Но, однако, совсем не костлявая. И не худая. Приятные такие округлости. Да и хорошенькая, пожалуй. Не писаная красавица, но чем-то задевает. На лице ее застыло сейчас спокойное, даже умиротворенное выражение, но все равно было заметно, что нрав у его обладательницы — веселый, судя по тоненьким лучикам вокруг пухлых губ и больших глаз. А вот волосы — в самом ли деле она белокура или просто кажется блондинкой на фоне бурого обрыва?
— Сколько вам лет? — требовательно спросил он.
— Двадцать семь, — ответила Силван с холодком в голосе и тут же спросила в свою очередь:
— А вам?
Тут Ранд вспомнил, что вообще-то, кажется, не принято интересоваться возрастом дамы, да еще так, в лоб. Он как-то отвык от этих светских тонкостей и с трудом мог припомнить, когда в последний раз был любезен с кем бы то ни было. Так долго его ничуть не заботило мнение окружающих, что даже такое элементарное правило вежливости как-то улетучилось из его памяти, но не извиняться же теперь за свои промах. В эти несколько месяцев он позволял себе куда худшие поступки, причем в отношении тех, кого любил.
— Мне — тридцать шесть. Дело идет к столетию.

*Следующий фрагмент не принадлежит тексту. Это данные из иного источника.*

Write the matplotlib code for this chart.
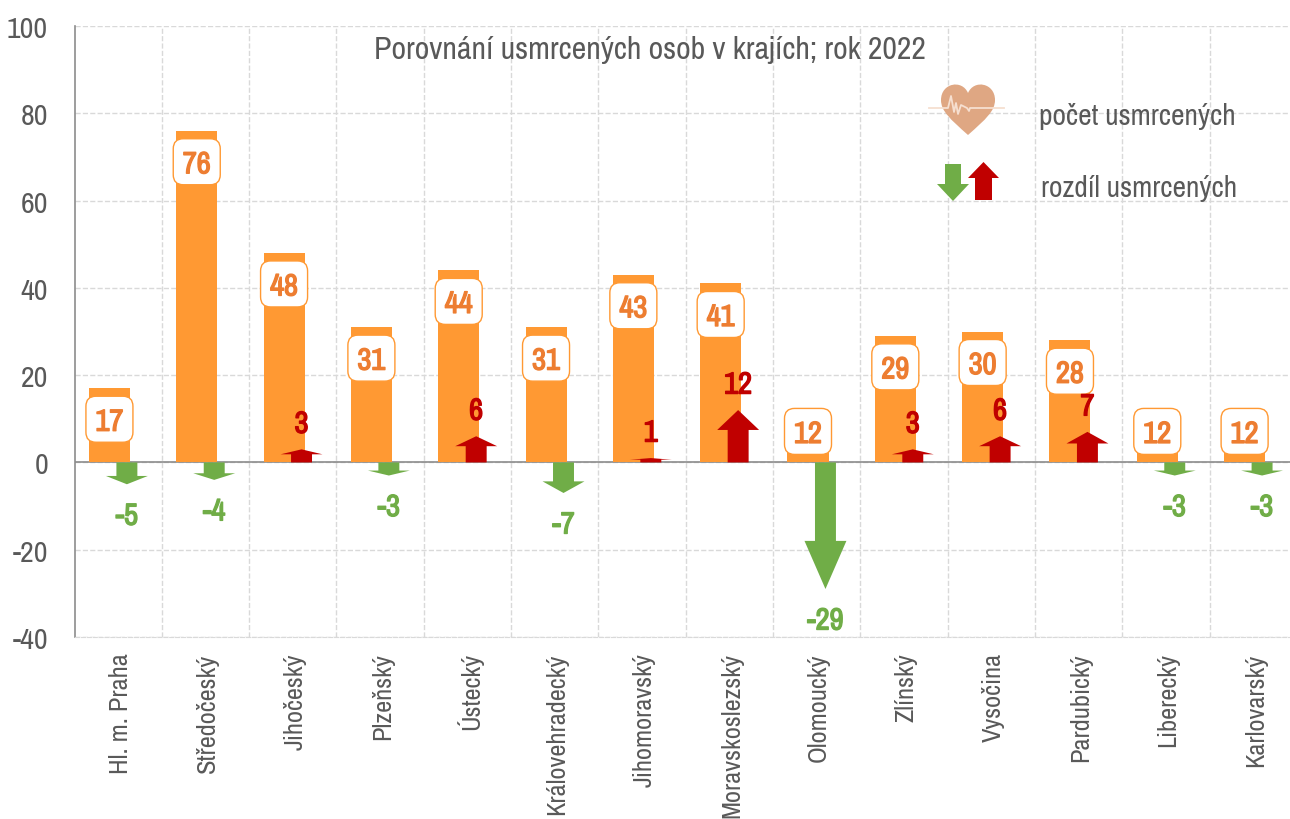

— У всех нас так. Разве нет?
Ветер спугнул стайку птиц, и они шумно взлетели в воздух. Силван следила за ними взглядом, а он тем временем продолжал наблюдать за ней. Да, ее волосы можно было счесть белокурыми. Кожа девушки отсвечивала, как та жемчужина в диковинной оправе, которую мать Ранда надевала только по особому случаю. В больших зеленых глазах проскакивали искорки, словно она готова была смеяться всю жизнь, но вот однажды почему-то смех сменили слезы, прорезавшие в нежной коже тоненькие лучики, предательски свидетельствующие о былых горестях.
— Давайте спустимся туда. — Силван указала на плоскую площадку под первым уступом.
— Нет.
— Там мы будем за скалой, И она укроет нас от ветра.
— А о том, что вам назад меня тащить придется, вы подумали?
Она смерила своего подопечного медленным взглядом.
— С такими-то мускулами вы и сами наверх заберетесь.
Ранд озадаченно нахмурился. И тут вдруг до него дошло, что ветер не только ему дал возможность чужими выпуклостями да округлостями любоваться, но и его самого во всей красе представил. Черт его дернул это представление устраивать, своим полуголым видом щеголять! Вот и наказан теперь, сидит тут, на фоне скал, в своем балахоне и чувствует себя последним идиотом.